Environmental sweetener, or no more `Maine Ho!'

A FACTORY here in Maine that has been making fish meal for a long time has announced that it will close shortly and send its workers into the streets. A reason for this terminal decision is the objection raised in the community to the stench engendered by the process. In Maine, business and industrial perfumery has long been our measurement of prosperity, and this is the first time popular demand for olfactory gentility has put people out of work. We have paper mills that can be savored as much as 50 miles away, and have and frequently are, but because paper-mill towns tend to be one-industry, the general affluence that accompanies the general effluence deters a howl.

So a public yelp at the waftings of a fish factory merit notice in a state where fish was the very beginning, and the briny tincture of the bounding deep permeates all our history from long days before Columbus ever saw a fishhook.

We have bait houses here in lobst'rin' Friendship where lovely salted brim caresses the gentle breeze with rousing summertime enthusiasm, to the extent that seasoned lobstermen pass wisely to windward. And if you go to your market and fetch home a couple of pound-and-a-half down-Maine lobsters, the ransom you pay will explain to you why nobody in Friendship is about to object to the delightful suggestion of eau de Cologne that leaps from a bait barrel. As the hand of little employment hath the daintier sense, the nostrils of a payee are wondrously obliging. The trouble in Rockland, where this fish meal factory is to close, lies in the small work force, as against a great many people who don't work there but have daintier olfactory desires. If the entire population of Rockland worked in this one factory, nobody would smell nothin'.

A ``flake'' is a rack for drying fish; the word derives from the Icelandic for some kind of wickerware. The flake was introduced into the Maine and Canadian Maritime scene when the Vikings drifted along from Greenland some five or six hundred years before North America was officially discovered. The Norse were not here to set up commerce and industry, and used their fish flakes only for family purposes. It was the French who came along in the 1500s and went into the fish business. After them came the English, and for a time the French and the English competed in the European market with the ``hard cure'' and the ``soft cure.'' The two cures explain the difference between the French and the English methods of handling fish.

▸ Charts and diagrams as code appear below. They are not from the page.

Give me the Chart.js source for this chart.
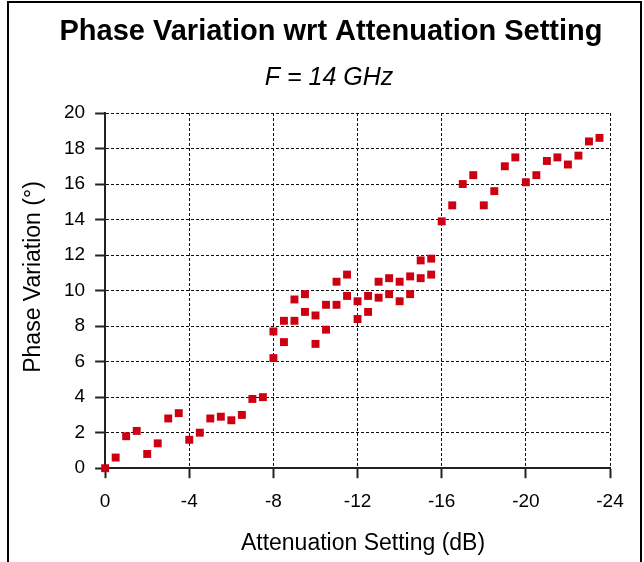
<!DOCTYPE html>
<html>
<head>
<meta charset="utf-8">
<title>Phase Variation wrt Attenuation Setting</title>
<script src="https://cdn.jsdelivr.net/npm/chart.js@4/dist/chart.umd.min.js"></script>
<style>
  body { margin: 0; background: #fff; }
  #wrap { width: 644px; height: 562px; }
</style>
</head>
<body>
<div id="wrap"><canvas id="myChart" width="644" height="562"></canvas></div>
<script>
const attenuation = [
  0, -0.5, -1, -1.5, -2, -2.5, -3, -3.5, -4, -4.5, -5, -5.5, -6, -6.5, -7, -7.5,
  -8, -8, -8.5, -8.5, -9, -9, -9.5, -9.5, -10, -10, -10.5, -10.5, -11, -11,
  -11.5, -11.5, -12, -12, -12.5, -12.5, -13, -13, -13.5, -13.5, -14, -14,
  -14.5, -14.5, -15, -15, -15.5, -15.5,
  -16, -16.5, -17, -17.5, -18, -18.5, -19, -19.5, -20, -20.5, -21, -21.5,
  -22, -22.5, -23, -23.5
];
const phase = [
  0, 0.6, 1.8, 2.1, 0.8, 1.4, 2.8, 3.1, 1.6, 2.0, 2.8, 2.9, 2.7, 3.0, 3.9, 4.0,
  7.7, 6.2, 8.3, 7.1, 9.5, 8.3, 9.8, 8.8, 8.6, 7.0, 9.2, 7.8, 10.5, 9.2,
  10.9, 9.7, 9.4, 8.4, 9.7, 8.8, 10.5, 9.6, 10.7, 9.8, 10.5, 9.4,
  10.8, 9.8, 11.7, 10.7, 11.8, 10.9,
  13.9, 14.8, 16.0, 16.5, 14.8, 15.6, 17.0, 17.5, 16.1, 16.5, 17.3, 17.5,
  17.1, 17.6, 18.4, 18.6
];
const xTicks = [0, -4, -8, -12, -16, -20, -24];
const yTicks = [0, 2, 4, 6, 8, 10, 12, 14, 16, 18, 20];

const points = attenuation.map((a, i) => ({ x: a, y: phase[i] }));

const fontFam = "'Liberation Sans', Arial, sans-serif";

// titles are placed by hand (the original isn't centred on the plot),
// plus the outer frame: left, top, right edges only
const decorPlugin = {
  id: "decor",
  afterDraw(chart) {
    const ctx = chart.ctx;
    ctx.save();
    ctx.fillStyle = "#000";
    ctx.textAlign = "center";
    ctx.textBaseline = "alphabetic";

    ctx.font = "bold 29px " + fontFam;
    ctx.fillText("Phase Variation wrt Attenuation Setting", 331, 40);

    ctx.font = "italic 25px " + fontFam;
    ctx.fillText("F = 14 GHz", 329, 85);

    ctx.font = "23px " + fontFam;
    ctx.fillText("Attenuation Setting (dB)", 363, 550);

    ctx.save();
    ctx.translate(40, 277);
    ctx.rotate(-Math.PI / 2);
    ctx.fillText("Phase Variation (°)", 0, 0);
    ctx.restore();

    ctx.strokeStyle = "#000";
    ctx.lineWidth = 2;
    ctx.beginPath();
    ctx.moveTo(8, 562);
    ctx.lineTo(8, 2);
    ctx.lineTo(641, 2);
    ctx.lineTo(641, 562);
    ctx.stroke();
    ctx.restore();
  }
};

const gridOpts = {
  color: "#111",
  lineWidth: 1,
  tickLength: 10,
  tickColor: "#222",
  tickWidth: 2,
  tickBorderDash: []
};

new Chart(document.getElementById("myChart"), {
  type: "scatter",
  data: {
    datasets: [{
      label: "Phase",
      data: points,
      pointStyle: "rect",
      pointRadius: 5.6,
      pointHoverRadius: 5.6,
      backgroundColor: "#cc0010",
      borderColor: "#cc0010",
      borderWidth: 0,
      clip: false
    }]
  },
  options: {
    responsive: false,
    devicePixelRatio: 1,
    animation: false,
    layout: { padding: { left: 54, right: 34, top: 113, bottom: 37 } },
    plugins: {
      legend: { display: false },
      tooltip: { enabled: false }
    },
    scales: {
      x: {
        type: "linear",
        reverse: true,
        min: -24,
        max: 0,
        afterBuildTicks: (scale) => { scale.ticks = xTicks.map(v => ({ value: v })); },
        ticks: {
          color: "#000",
          font: { family: fontFam, size: 19 },
          padding: 12
        },
        grid: gridOpts,
        border: { display: true, color: "#222", width: 2, dash: [3, 2] }
      },
      y: {
        min: 0,
        max: 20,
        afterBuildTicks: (scale) => { scale.ticks = yTicks.map(v => ({ value: v })); },
        ticks: {
          color: "#000",
          font: { family: fontFam, size: 19 },
          padding: 10
        },
        grid: gridOpts,
        border: { display: true, color: "#222", width: 2, dash: [3, 2] }
      }
    }
  },
  plugins: [decorPlugin]
});
</script>
</body>
</html>
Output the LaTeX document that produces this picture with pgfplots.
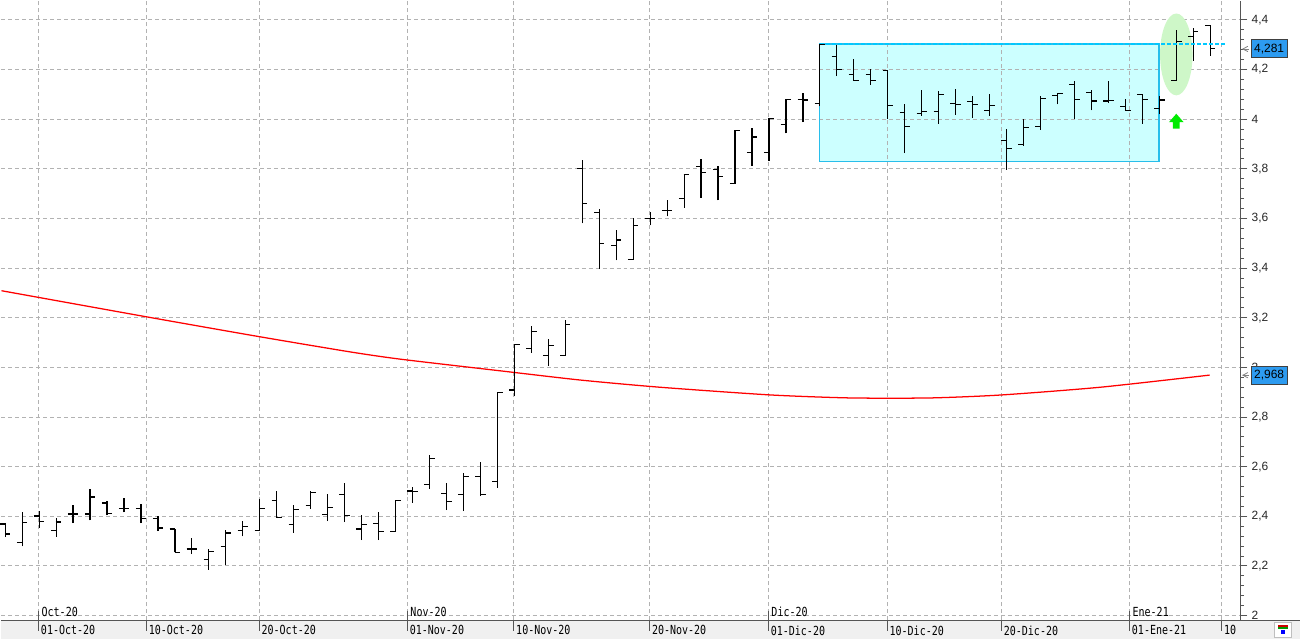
\documentclass[border=0pt]{standalone}
\usepackage{pgfplots}
\pgfplotsset{compat=1.18}
\usepackage{pgfplotstable}
\usepackage{fontspec}
\setmainfont{Liberation Sans}
\newfontfamily\lblfont[FakeStretch=0.8]{DejaVu Sans Mono}
\definecolor{gridc}{RGB}{178,178,178}
\definecolor{rectfill}{RGB}{204,255,255}
\definecolor{rectedge}{RGB}{40,190,235}
\definecolor{cyanline}{RGB}{0,200,255}
\definecolor{ellfill}{RGB}{206,247,200}
\definecolor{arrowgreen}{RGB}{0,235,0}
\definecolor{boxblue}{RGB}{45,155,240}
\definecolor{bandgray}{RGB}{240,240,240}
\definecolor{axisgray}{RGB}{85,85,85}
\pgfdeclareplotmark{otick}{\pgfpathmoveto{\pgfpoint{-3.9pt}{0pt}}\pgfpathlineto{\pgfpoint{0.3pt}{0pt}}\pgfusepathqstroke}
\pgfdeclareplotmark{ctick}{\pgfpathmoveto{\pgfpoint{-0.3pt}{0pt}}\pgfpathlineto{\pgfpoint{3.9pt}{0pt}}\pgfusepathqstroke}
\pgfplotstableread{
i O H L C
0 2.369 2.372 2.316 2.329
1 2.293 2.417 2.279 2.376
2 2.401 2.423 2.353 2.379
3 2.342 2.393 2.317 2.377
4 2.409 2.446 2.373 2.409
5 2.409 2.510 2.384 2.478
6 2.454 2.460 2.404 2.413
7 2.431 2.474 2.416 2.431
8 2.431 2.451 2.373 2.391
9 2.391 2.400 2.340 2.353
10 2.349 2.349 2.255 2.255
11 2.268 2.313 2.248 2.268
12 2.226 2.268 2.185 2.258
13 2.277 2.346 2.205 2.333
14 2.342 2.383 2.319 2.360
15 2.343 2.471 2.343 2.430
16 2.464 2.504 2.394 2.394
17 2.366 2.444 2.333 2.426
18 2.444 2.502 2.430 2.496
19 2.408 2.489 2.381 2.435
20 2.487 2.535 2.377 2.403
21 2.349 2.407 2.304 2.366
22 2.370 2.417 2.304 2.339
23 2.339 2.464 2.339 2.464
24 2.502 2.519 2.455 2.499
25 2.529 2.646 2.511 2.632
26 2.492 2.533 2.425 2.459
27 2.488 2.573 2.421 2.560
28 2.560 2.620 2.481 2.488
29 2.540 2.900 2.516 2.900
30 2.909 3.093 2.883 3.093
31 3.076 3.165 3.059 3.144
32 3.049 3.116 3.005 3.089
33 3.049 3.193 3.049 3.172
34 3.800 3.837 3.580 3.661
35 3.625 3.640 3.396 3.499
36 3.492 3.553 3.431 3.513
37 3.436 3.600 3.433 3.572
38 3.600 3.625 3.572 3.600
39 3.632 3.676 3.609 3.632
40 3.680 3.776 3.643 3.776
41 3.809 3.840 3.683 3.784
42 3.796 3.813 3.673 3.768
43 3.740 3.956 3.740 3.956
44 3.865 3.964 3.813 3.928
45 3.865 4.004 3.833 4.004
46 3.980 4.080 3.943 4.080
47 4.080 4.104 3.988 4.077
48 4.064 4.303 4.052 4.300
49 4.254 4.298 4.174 4.200
50 4.181 4.242 4.156 4.156
51 4.181 4.201 4.139 4.156
52 4.197 4.197 4.002 4.055
53 4.028 4.060 3.863 3.970
54 4.022 4.116 4.013 4.032
55 4.032 4.112 3.982 4.099
56 4.063 4.121 4.017 4.059
57 4.072 4.092 4.005 4.059
58 4.036 4.100 4.013 4.055
59 3.914 3.959 3.796 3.881
60 3.897 3.999 3.893 3.966
61 3.971 4.095 3.958 4.083
62 4.095 4.106 4.060 4.103
63 4.140 4.153 4.001 4.079
64 4.107 4.119 4.036 4.073
65 4.073 4.153 4.067 4.075
66 4.050 4.081 4.036 4.036
67 4.099 4.099 3.981 4.079
68 4.043 4.094 4.020 4.077
69 4.156 4.361 4.156 4.313
70 4.334 4.369 4.235 4.354
71 4.378 4.378 4.256 4.285
}\ohlc
\begin{document}
\begin{tikzpicture}[x=0.75pt,y=0.75pt]
\begin{axis}[
  set layers,
  clip=false,
  scale only axis,
  width=930.975pt, height=465.525pt,
  xmin=-0.2176, xmax=72.8, ymin=1.9811, ymax=4.4779,
  axis line style={draw=none},
  grid=major,
  major grid style={gridc, line width=0.75pt, dash pattern=on 3pt off 2.25pt},
  xtick={1.976,8.329,14.976,23.706,29.976,37.976,44.976,51.976,58.706,66.253,71.682},
  xticklabels={01-Oct-20,10-Oct-20,20-Oct-20,01-Nov-20,10-Nov-20,20-Nov-20,01-Dic-20,10-Dic-20,20-Dic-20,01-Ene-21,10},
  xtick pos=bottom,
  xtick style={draw=none},
  xticklabel style={font=\lblfont\fontsize{9.4pt}{10pt}\selectfont, anchor=north west, inner sep=0pt, xshift=1.5pt, yshift=1.25pt, text=black},
  ytick={2,2.2,2.4,2.6,2.8,3,3.2,3.4,3.6,3.8,4,4.2,4.4},
  minor y tick num=4,
  ytick pos=right, yticklabel pos=right,
  tick align=outside,
  major tick length=5pt, minor tick length=2.5pt,
  y tick style={axisgray, line width=0.75pt},
  minor y tick style={axisgray, line width=0.75pt},
  yticklabel style={/pgf/number format/use comma, /pgf/number format/fixed, /pgf/number format/assume math mode=true, font=\fontsize{9pt}{10pt}\selectfont, anchor=west, inner sep=0pt, xshift=3pt, text=black!85},
]
\begin{pgfonlayer}{axis background}
\fill[bandgray] ([yshift=-13.725pt]rel axis cs:0,0) rectangle ([xshift=44.775pt]rel axis cs:1,0);
\fill[rectfill] (axis cs:47.98,3.830) rectangle (axis cs:67.98,4.303);
\end{pgfonlayer}
\begin{pgfonlayer}{pre main}
\fill[ellfill] (axis cs:69.0,4.261) ellipse [x radius=12.2pt, y radius=30.75pt];
\end{pgfonlayer}
\draw[rectedge, line width=0.8pt] (axis cs:47.98,3.830) rectangle (axis cs:67.98,4.303);
% moving average
\addplot[red, line width=0.95pt, smooth, tension=0.4] coordinates {
(-0.218,3.309) (8.31,3.204) (14.96,3.124) (20.37,3.062) (23.31,3.033) (29.2,2.986) (33.9,2.949) (38.6,2.920) (45.1,2.889) (49.8,2.877) (54.5,2.877) (58.7,2.889) (64.5,2.920) (70.96,2.969)};
% OHLC bars: high-low range
\addplot[draw=none, mark=none, error bars/.cd, y dir=plus, y explicit, error mark=none, error bar style={draw=black, solid, line width=0.9pt}]
  table[x=i, y=L, y error expr=\thisrow{H}-\thisrow{L}] {\ohlc};
% open and close ticks
\addplot[black, only marks, mark=otick, mark options={black, solid, line width=0.9pt}] table[x=i, y=O] {\ohlc};
\addplot[black, only marks, mark=ctick, mark options={black, solid, line width=0.9pt}] table[x=i, y=C] {\ohlc};
% resistance line
\draw[cyanline, line width=1.5pt, dash pattern=on 3pt off 1.5pt] (axis cs:47.98,4.303) -- (axis cs:71.84,4.303);
% green arrow
\fill[arrowgreen] ([xshift=-5.5pt]axis cs:69,3.988) -- (axis cs:69,4.022) -- ([xshift=5.5pt]axis cs:69,3.988) -- ([xshift=2.5pt]axis cs:69,3.988) -- ([xshift=2.5pt]axis cs:69,3.962) -- ([xshift=-2.5pt]axis cs:69,3.962) -- ([xshift=-2.5pt]axis cs:69,3.988) -- cycle;
% axis lines
\draw[axisgray, line width=0.9pt] (rel axis cs:0,0) -- ([xshift=44.775pt]rel axis cs:1,0);
\draw[axisgray, line width=0.9pt] (rel axis cs:1,0) -- (rel axis cs:1,1);
% bottom ticks
\pgfplotsinvokeforeach{1.976,8.329,14.976,23.706,29.976,37.976,44.976,51.976,58.706,66.253,71.682}{
  \draw[axisgray, line width=0.75pt] (axis cs:#1,1.9811) -- ([yshift=-7.7pt]axis cs:#1,1.9811);
}
% month labels
\draw[axisgray, line width=0.75pt] (axis cs:1.976,1.9811) -- ([yshift=7.3pt]axis cs:1.976,1.9811);
\node[font=\lblfont\fontsize{9.4pt}{10pt}\selectfont, anchor=base west, inner sep=0pt] at ([xshift=2pt,yshift=3pt]axis cs:1.976,1.9811) {Oct-20};
\draw[axisgray, line width=0.75pt] (axis cs:23.706,1.9811) -- ([yshift=7.3pt]axis cs:23.706,1.9811);
\node[font=\lblfont\fontsize{9.4pt}{10pt}\selectfont, anchor=base west, inner sep=0pt] at ([xshift=2pt,yshift=3pt]axis cs:23.706,1.9811) {Nov-20};
\draw[axisgray, line width=0.75pt] (axis cs:44.976,1.9811) -- ([yshift=7.3pt]axis cs:44.976,1.9811);
\node[font=\lblfont\fontsize{9.4pt}{10pt}\selectfont, anchor=base west, inner sep=0pt] at ([xshift=2pt,yshift=3pt]axis cs:44.976,1.9811) {Dic-20};
\draw[axisgray, line width=0.75pt] (axis cs:66.253,1.9811) -- ([yshift=7.3pt]axis cs:66.253,1.9811);
\node[font=\lblfont\fontsize{9.4pt}{10pt}\selectfont, anchor=base west, inner sep=0pt] at ([xshift=2pt,yshift=3pt]axis cs:66.253,1.9811) {Ene-21};
% value boxes
\node[anchor=west, fill=boxblue, draw=black!75, line width=0.75pt, inner sep=0pt, minimum width=27.2pt, minimum height=13.5pt, font=\fontsize{9pt}{10pt}\selectfont] at ([xshift=7.3pt]axis cs:72.8,4.283) {4,281};
\node[anchor=west, fill=boxblue, draw=black!75, line width=0.75pt, inner sep=0pt, minimum width=27.2pt, minimum height=13.5pt, font=\fontsize{9pt}{10pt}\selectfont] at ([xshift=7.3pt]axis cs:72.8,2.9686) {2,968};
\draw[gray, line width=0.6pt] ([xshift=5.3pt,yshift=2pt]axis cs:72.8,4.283) -- ([xshift=1.6pt]axis cs:72.8,4.283) -- ([xshift=5.3pt,yshift=-2pt]axis cs:72.8,4.283);
\draw[gray, line width=0.6pt] ([xshift=1.6pt]axis cs:72.8,4.283) -- ([xshift=6.5pt]axis cs:72.8,4.283);
\draw[gray, line width=0.6pt] ([xshift=5.3pt,yshift=2pt]axis cs:72.8,2.9686) -- ([xshift=1.6pt]axis cs:72.8,2.9686) -- ([xshift=5.3pt,yshift=-2pt]axis cs:72.8,2.9686);
\draw[gray, line width=0.6pt] ([xshift=1.6pt]axis cs:72.8,2.9686) -- ([xshift=6.5pt]axis cs:72.8,2.9686);
% bottom-right icon
\draw[black!25, fill=white] ([xshift=25.5pt,yshift=-12.4pt]rel axis cs:1,0) rectangle ([xshift=38pt,yshift=-1.1pt]rel axis cs:1,0);
\fill[red!80!black] ([xshift=27.7pt,yshift=-5.2pt]rel axis cs:1,0) rectangle ([xshift=35.8pt,yshift=-3.8pt]rel axis cs:1,0);
\fill[green!60!black] ([xshift=27.7pt,yshift=-6.6pt]rel axis cs:1,0) rectangle ([xshift=35.8pt,yshift=-5.2pt]rel axis cs:1,0);
\fill[blue] ([xshift=30.3pt,yshift=-10.4pt]rel axis cs:1,0) rectangle ([xshift=33.3pt,yshift=-7.4pt]rel axis cs:1,0);
\end{axis}
\end{tikzpicture}
\end{document}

The English didn't have a flair for mixing with the native American Indians, so tended to cure their fish at sea or on the outlying islands. They used salt brine and packed the product in casks. But the French moved right in and set up great areas of ``flakes'' on the mainland, where they cut, salted, smoked, and dried more efficiently. The ``hard'' cure of the French was a better product. Also, while the brined British fish needed barrels, the French handled the salt cod ``loose'' and saved on space in the hold for the voyage to Europe. True, the English did some drying and the French did ship in brine, but this difference prevailed generally until the English, unable to compete, drove the French from Acadia, which they did in 1613 by an armed attack no historian has ever condoned.

What we've got in context here is the fish flake in colonial Maine. We had endless miles of them. Nobody had yet moved back from tidewater, and all endeavor was related to sea and shore. Every little community had its fish flakes and facilities for catching, curing, and processing - from the salted cod to the refinements of train oil and fish peas. When a vessel approached the coast of Maine, the masthead lookout could smell fish before he saw land. ``Maine Ho!'' he would sing out.

As Maine coastal property has its newer emphasis, the fish flake has declined. I do not know of one. Where once the noble cod lolled in indolence with his vest unbuttoned and exuded his impelling thurification in all directions, there are tennis courts and gazebos, and rose gardens and summer people who do not forgive us our trespasses. The fish business is not what it once was. And now the true believers in a sweet environment have petitioned and demonstrated and prevailed.